The Wright Brothers by David McCullough; 2015; $30.00; 320 pages; Simon & Schuster, New York, NY; 978-1-4767-2874-2; purchased from the Friends of the Multnomah County Library; 12/18/18-12/27/18
Why did I read this? This is the January selection of the Corner Reading Society which will be meeting at our house next Saturday for dinner, discussion and voting.
Two unassuming and humble brothers who were bicycle manufacturers became the first men to fly in a motorized flying machine and started a revolution in transportation. When they put their minds to something they made it happen, and they did not do it for glory or riches but to accomplish their goal As much as this is the story of two brothers it is also the story of a supportive family, especially Oroville and Wilbur’s father and sister, Katherine. The brothers failed at several attempts but learned from each of those failures and built what they needed to be successful. They even built a miniature wind tunnel to design the best shape for the wings of their plane. This was a most impressive biography in that it was both concise and complete, not veering off on too many tangents, however it provides a good telling of the context of the times and circumstances surrounding the Wright Brothers.

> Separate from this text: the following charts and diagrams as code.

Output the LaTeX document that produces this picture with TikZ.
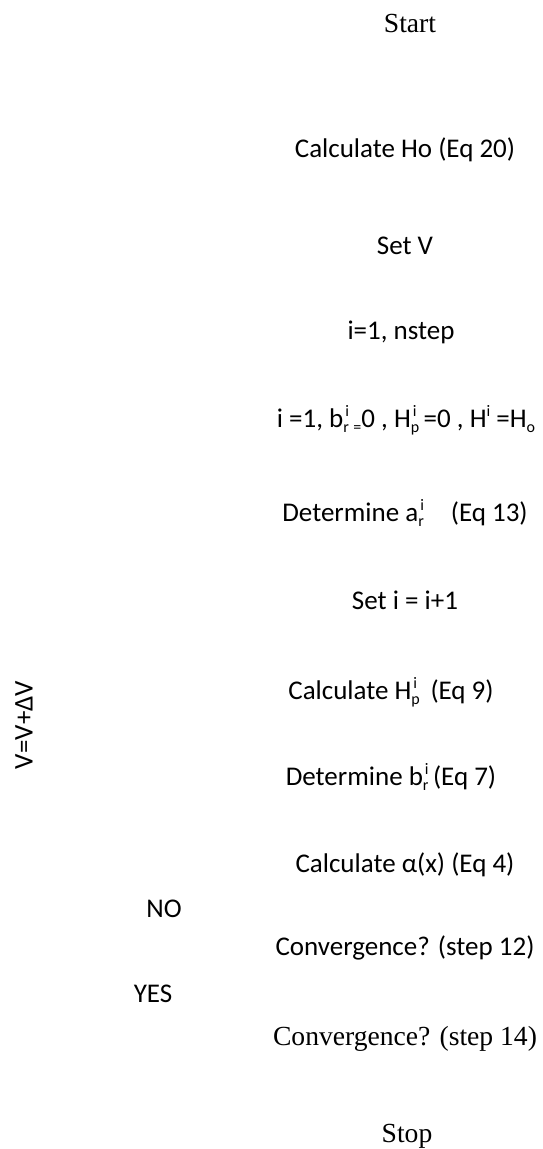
\documentclass[tikz,border=0pt]{standalone}
\usepackage{fontspec}
\setmainfont{Carlito}
\newfontfamily\tnr{Liberation Serif}
\newcommand{\smx}[1]{{\fontsize{16}{16}\selectfont #1}}
\newcommand{\supx}[1]{\raisebox{11pt}{\smx{#1}}}
\newcommand{\subx}[1]{\raisebox{-5pt}{\smx{#1}}}
\newcommand{\sbsp}[2]{\makebox[0pt][l]{\hspace{2pt}\supx{#2}}\subx{#1}}
\begin{document}
\begin{tikzpicture}[x=1pt,y=-1pt,
  lbl/.style={anchor=base,inner sep=0pt,font=\fontsize{27}{32}\selectfont},
  tlbl/.style={anchor=base,inner sep=0pt,font=\fontsize{27.6}{32}\selectfont\tnr}]
\useasboundingbox (0,0) rectangle (542,1149);
\node[tlbl] (start) at (410,32) {Start};
\node[lbl] (ho) at (405,157) {Calculate Ho (Eq 20)};
\node[lbl] (setv) at (405,254) {Set V};
\node[lbl] (loop) at (401,339) {i=1, nstep};
\node[lbl] (init) at (406,427) {i =1, b\sbsp{r}{i}\,\subx{=}0 , H\sbsp{p}{i}\,=0 , H\supx{i} =H\subx{o}};
\node[lbl] (ar) at (405,521) {Determine a\sbsp{r}{i}\quad (Eq 13)};
\node[lbl] (inc) at (405,609) {Set i = i+1};
\node[lbl] (hp) at (391,699) {Calculate H\sbsp{p}{i}\, (Eq 9)};
\node[lbl] (br) at (391,785) {Determine b\sbsp{r}{i}\,(Eq 7)};
\node[lbl] (alpha) at (405,872) {Calculate α(x) (Eq 4)};
\node[lbl] (no) at (164,917) {NO};
\node[lbl] (conv12) at (405,955) {Convergence? (step 12)};
\node[lbl] (yes) at (153,1002) {YES};
\node[tlbl] (conv14) at (405,1045) {Convergence? (step 14)};
\node[tlbl] (stop) at (407,1142) {Stop};
\node[inner sep=0pt,rotate=90,font=\fontsize{27}{32}\selectfont] (dv) at (24,725) {V=V+ΔV};
\end{tikzpicture}
\end{document}
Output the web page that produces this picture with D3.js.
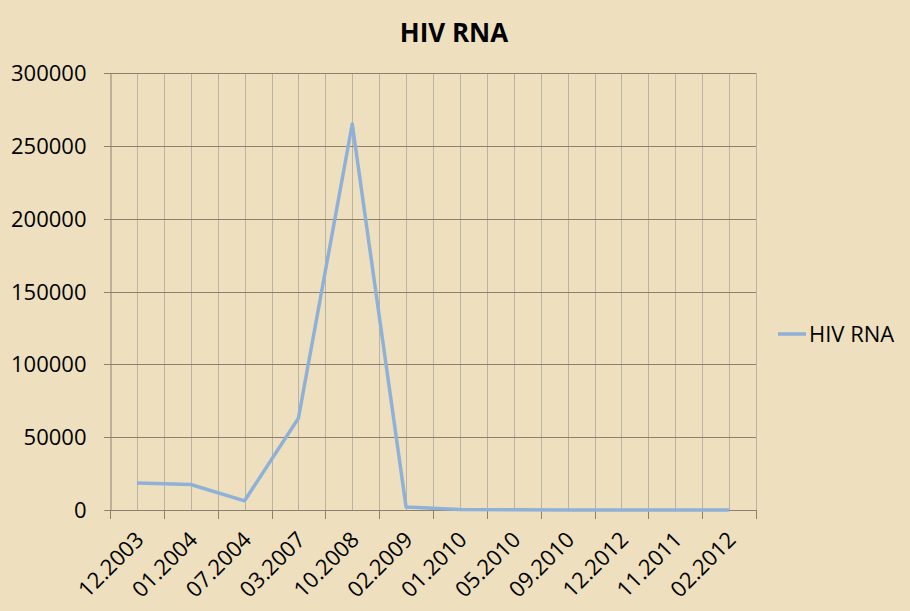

What is with the title of the review? It has only been 116 years since the Wright Brothers made their first flight and in that time humans have flown around the world, accomplished all kinds of records, (unfortunately) militarized the airship, and even flown to the moon.
The Wangs vs. the World by Jade Chang; 2016; $26.00; 354 pages; Houghton Mifflin Harcourt Publishing Company, New York, NY; 97805444734098; purchased at Multnomah County Library’s Title Wave Used Bookstore; 11/29/17-12/6/17
Why did I read this? This is the January selection of the Corner Reading Society, the book group that I belong to. When we meet the host (me, this time) tries to make a menu from the food mentioned in the book, so as I read the book I noted all the food mentioned. I am wondering how I am going to get In N Out food when the closest restaurant is five hours away.
George Wang is a immigrant from Taiwan who came to the United States with a connection to a urea supplier and a dream. After building a cosmetics empire, it all comes crashing down around him due to some financial missteps. He collects his second wife and a daughter still at home and begins to drive to across to reach his oldest daughter in upstate New York. He drives from Los Angeles to Arizona to pick up his son at university and then heads to New Orleans, where he temporarily misplaces his son. The family dynamics are all over the place during the drive. It is an interesting story of interpersonal relationships and family history.
- Commonwealth by Ann Patchett; 2016; $27.99; 322 pages; Harper, New York, NY; 978-0-06-2491794; purchased from Multnomah County Library, Title Wave Used Bookstore; 8/13/17-8/18/17
Why did I read this? Because it is the September selection of the Corner Reading Society.
An affair leads to two blended families on opposite coasts of the United States. There is no animosity between the six kids, they just hate their parents, particularly the ones who had the affair. There are several time jumps in the book from childhood to adulthood that show how the relationships have changed over the years. The story of the family becomes a novel and changes many of the familial relationships. That part of the story remains me of what happened with Pat Conroy and his family after Pat wrote The Great Santini.
A Man Called Ove by Fredrik Backman; 2014; $25.00; 337 pages; Atria Books, New York, NY; 978-1-4767-3801-7; purchased from Multnomah County Library Title Wave Used Bookstore, 3/3/17-3/6/17
Why did I read this? The book club that I belong decided to read this as one of its selection for this year.
Ove is a man that knows what is right and lets everyone know when they are wrong. He has lost his wife and in that loss he also lost his way. A very diverse group of people and animals come into his life and help him find his way back. I did not like the book when I started but at the end I cried.
The Underground Railroad by Colson Whitehead; 2016; $26.95; 306 pages; Doubleday, New York, NY; 978-0-385-54236-4; checked out from Multnomah County Library, Hillsdale; 1/22/17-2/2/17
Why did I read this? A co-worker recommended it (although she doesn’t remember doing so) and the Corner Reading Society decided to read it during the coming year.
Cora and Caesar decide to escape the brutality of the Georgia plantation on which they are slaves. Caesar has found a contact that will put them on the underground railroad. Even as they escape and make new lives for themselves they live in constant fear of slave hunters and other whites, who would do them harm in a myriad of ways. Each chapter is from the point of view of the characters, encompassing some we don’t hear about or from until their chapter arrives. It is a complex story that incorporates some fantistical elements such as how the train runs. I think it is a story that would take several readings to really understand the story.
Grade B, I had difficulty following the story at a couple of points due to the structure of the novel.